Well, R & I welcomed J into our life in May 2020. Many of you are familiar with the turmoil that was 2020 but to keep it brief, there was a monumental election, a novel pandemic, and stock markets hitting highs and lows frequently in a short time span. Thankfully, we had taken a personal finance course offered through our church the year prior. While we had not anticipated a pandemic, we did forecast that our income would be lower than normal for 2020. We are blessed to be in Canada where maternity leave can be taken for a year. This meant our income would be roughly half of what we regularly earn. So, we set ourselves a goal of saving a juicy emergency fund for such a case. We reverse engineered and found that if we saved 10, 000 CAD that should last us the duration of maternity leave. That is a respectable sum of money! Especially considering I am a student.

When it rains it pours

We sourced our savings fund with a few methods - the biggest contributor being our tax returns. So, we took a good chunk of that and put it towards our savings fund. Next, we set up automatic/recurring deposits to the savings account which at the time was earning a cool 2% interest (sadly, interest rates have dropped since then, but it did help pad the accounts faster). That is one example of the power of looking towards the future and managing your money.

Perhaps you are not expecting a little one any time soon, but do you drive a car? Cars by nature are not indestructible and need maintenance annually. Do you pay for insurance annually to save costs? If so, set up an automatic deposit so you have those funds available. This works great for holidays that we know are the same time every year.

"Be Prepared and Ye Shall Not Fear"

DC 38:30

The tool we used to save this money up was EQ bank. I am an affiliate which means if you sign up with them and deposit $100, we both get $20. Here is the link to get that 20 dollars. Additionally, here is my blog post on the exact system I am using to manage my money.

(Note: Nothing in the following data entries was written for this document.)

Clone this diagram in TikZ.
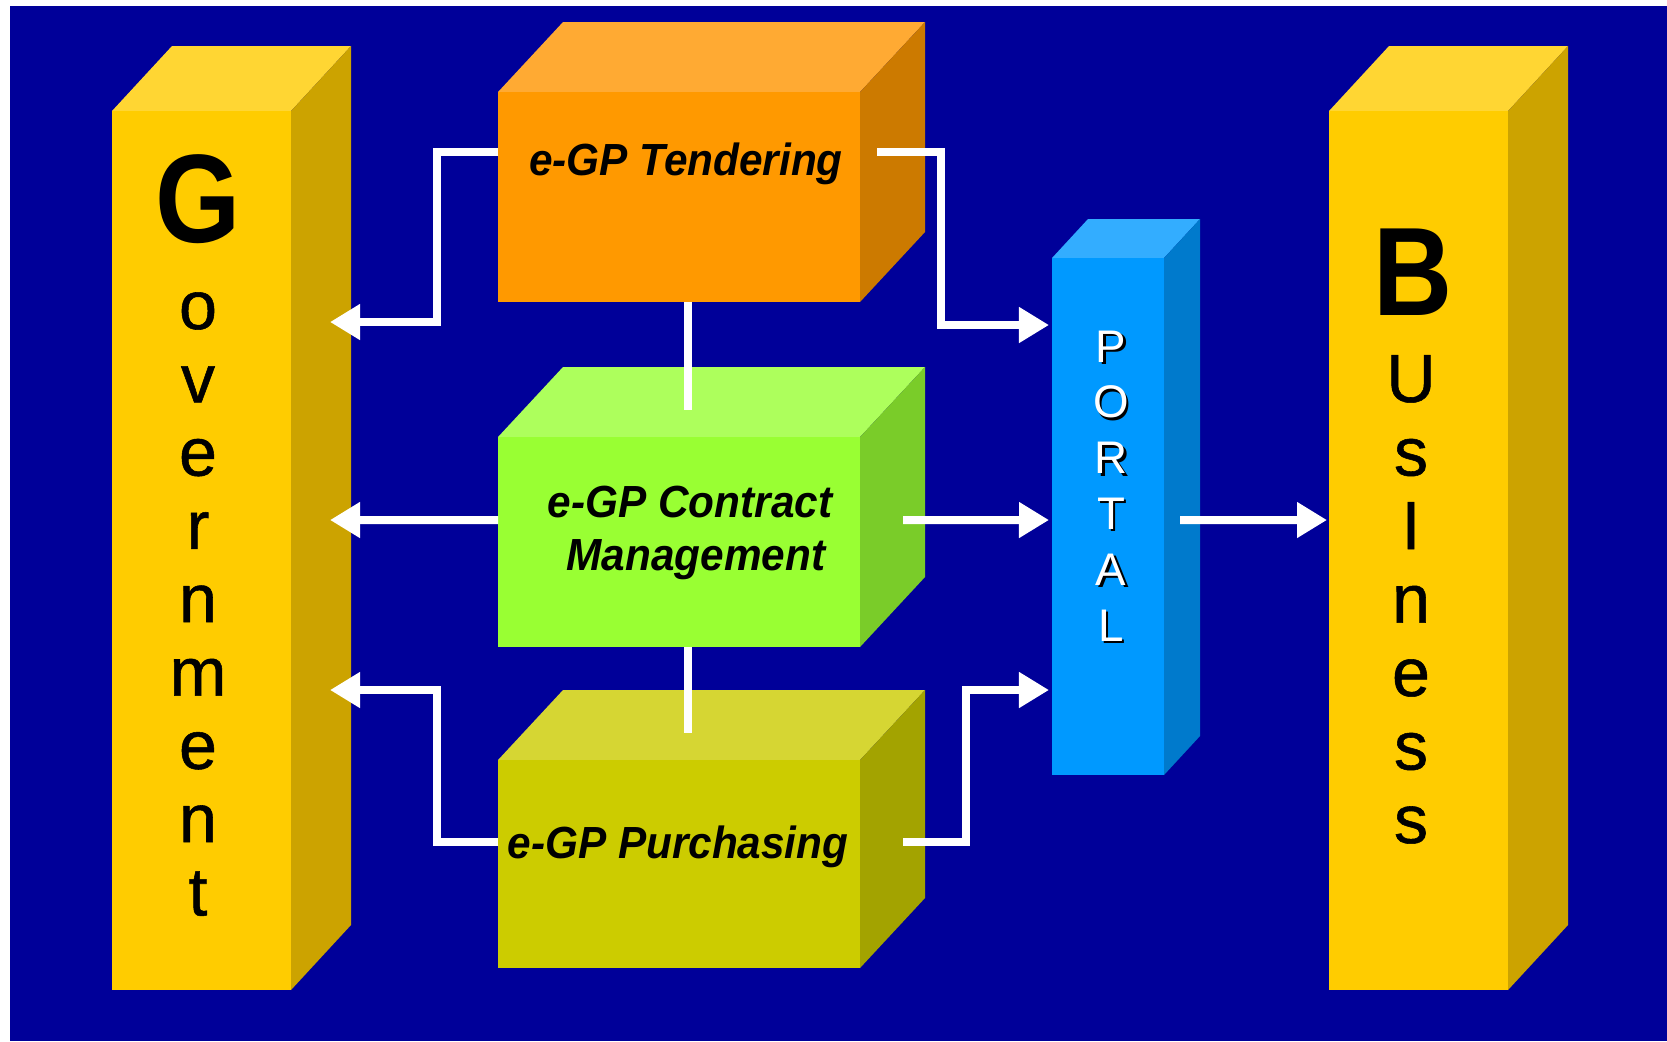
\documentclass[tikz,border=0pt]{standalone}
\usepackage{fontspec}
\setmainfont{Liberation Sans}
\newfontfamily\letterfont[FakeBold=0.8]{Liberation Sans}
\usetikzlibrary{arrows.meta}
\definecolor{bgblue}{RGB}{0,0,153}
\definecolor{colfront}{RGB}{255,204,0}
\definecolor{coltop}{RGB}{255,214,51}
\definecolor{colside}{RGB}{204,163,0}
\definecolor{tendfront}{RGB}{255,153,0}
\definecolor{tendtop}{RGB}{255,170,51}
\definecolor{tendside}{RGB}{204,122,0}
\definecolor{contfront}{RGB}{153,255,51}
\definecolor{conttop}{RGB}{173,255,92}
\definecolor{contside}{RGB}{122,204,41}
\definecolor{purfront}{RGB}{204,204,0}
\definecolor{purtop}{RGB}{214,214,51}
\definecolor{purside}{RGB}{163,163,0}
\definecolor{portfront}{RGB}{0,153,255}
\definecolor{porttop}{RGB}{51,173,255}
\definecolor{portside}{RGB}{0,122,204}
\newcommand{\solidbox}[8]{%
\fill [#2top] (#3,#4) -- (#3+#7,#4-#8) -- (#5+#7,#4-#8) -- (#5,#4) -- cycle;
\fill [#2side] (#5,#4) -- (#5+#7,#4-#8) -- (#5+#7,#6-#8) -- (#5,#6) -- cycle;
\node [fill=#2front, inner sep=0, outer sep=0, minimum width={(#5-#3)*0.01cm}, minimum height={(#6-#4)*0.01cm}] (#1) at ({(#3+#5)/2},{(#4+#6)/2}) {};}
\begin{document}
\begin{tikzpicture}[x=0.01cm, y=-0.01cm,
link/.style={white, line width=0.08cm},
tip/.style={-{Triangle[length=0.3cm, width=0.34cm]}},
boxtext/.style={font=\fontsize{12.8}{15}\selectfont\bfseries\itshape, anchor=base, inner sep=0, xscale=0.94},
bigletter/.style={font=\fontsize{35.8}{40}\selectfont\bfseries, anchor=base, inner sep=0, xscale=0.87},
letter/.style={font=\fontsize{19.4}{22}\selectfont\letterfont, anchor=base, inner sep=0},
portletter/.style={font=\fontsize{13}{15}\selectfont, anchor=base, inner sep=0}]
\useasboundingbox (0,0) rectangle (1667,1041);
\fill [bgblue] (10,6) rectangle (1667,1041);
\solidbox{gov}{col}{112}{111}{291}{990}{60}{65}
\solidbox{bus}{col}{1329}{111}{1508}{990}{60}{65}
\solidbox{tend}{tend}{498}{92}{860}{302}{65}{70}
\solidbox{cont}{cont}{498}{437}{860}{647}{65}{70}
\solidbox{pur}{pur}{498}{760}{860}{968}{65}{70}
\solidbox{port}{port}{1052}{258}{1164}{775}{36}{39}
\coordinate (govA) at (330,322);
\coordinate (govB) at (330,520);
\coordinate (govC) at (330,690);
\coordinate (portA) at (1049,325);
\coordinate (portB) at (1049,520);
\coordinate (portC) at (1049,690);
\coordinate (busA) at (1327,520);
\draw [link, tip] ([yshift=-0.6cm]tend.north west) -- ++(-61,0) |- (govA);
\draw [link, tip] ([xshift=0.17cm, yshift=-0.6cm]tend.north east) -- ++(64,0) |- (portA);
\draw [link] ([xshift=0.09cm]tend.south) -- ([xshift=0.09cm, yshift=0.27cm]cont.north);
\draw [link, tip] ([yshift=0.22cm]cont.west) -- (govB);
\draw [link, tip] ([xshift=0.43cm, yshift=0.22cm]cont.east) -- (portB);
\draw [link] ([xshift=0.09cm]cont.south) -- ([xshift=0.09cm, yshift=0.27cm]pur.north);
\draw [link, tip] ([yshift=0.22cm]pur.west) -- ++(-61,0) |- (govC);
\draw [link, tip] ([xshift=0.43cm, yshift=0.22cm]pur.east) -- ++(63,0) |- (portC);
\draw [link, tip] ([xshift=0.16cm, yshift=-0.035cm]port.east) -- (busA);
\node [boxtext] (tendtext) at (686,175) {e-GP Tendering};
\node [boxtext] (conttext1) at (690,517) {e-GP Contract};
\node [boxtext] (conttext2) at (696,570) {Management};
\node [boxtext] (purtext) at (678,858) {e-GP Purchasing};
\node [bigletter] (govG) at (198,242) {G};
\foreach \l [count=\i] in {o,v,e,r,n,m,e,n,t}
\node [letter] (gov\i) at (198,{329+73.3*(\i-1)}) {\l};
\node [bigletter] (busB) at (1413,315) {B};
\foreach \l [count=\i] in {U,s,I,n,e,s,s}
\node [letter] (bus\i) at (1411,{402+73.5*(\i-1)}) {\l};
\foreach \l [count=\i] in {P,O,R,T,A,L} {
\node [portletter, black] (portshade\i) at (1113.5,{364.5+55.8*(\i-1)}) {\l};
\node [portletter, white] (port\i) at (1111,{362+55.8*(\i-1)}) {\l};}
\end{tikzpicture}
\end{document}
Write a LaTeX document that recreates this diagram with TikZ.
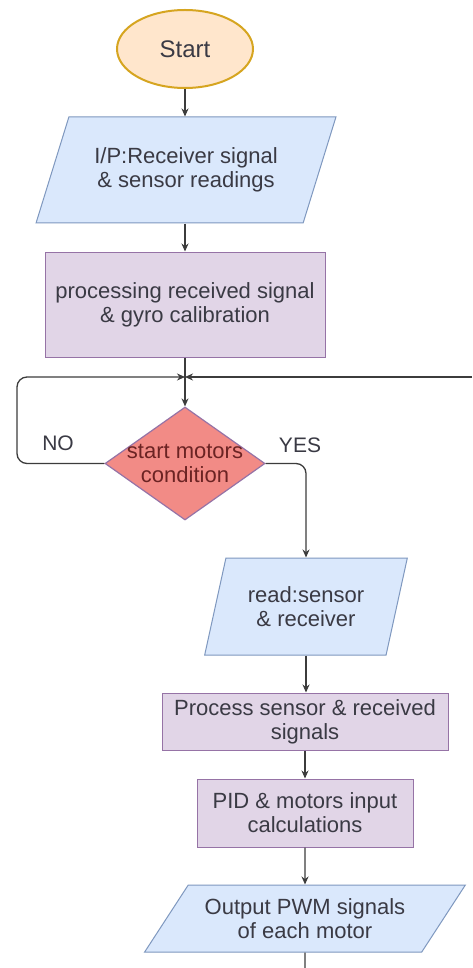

I love being able to name my individual accounts, especially as a self-employed person. It has no fees and has treated our family well. For example, I have a profit account, a business expense account, an education fund, and an opportunity fund. My wife has a professional fees account, a baby fund (which included a year's worth of insurance fees so we were covered for the duration of maternity leave), a vacation fund, a car repair/replacement account, and an emergency fund/ I- know -I -forgot-something fund.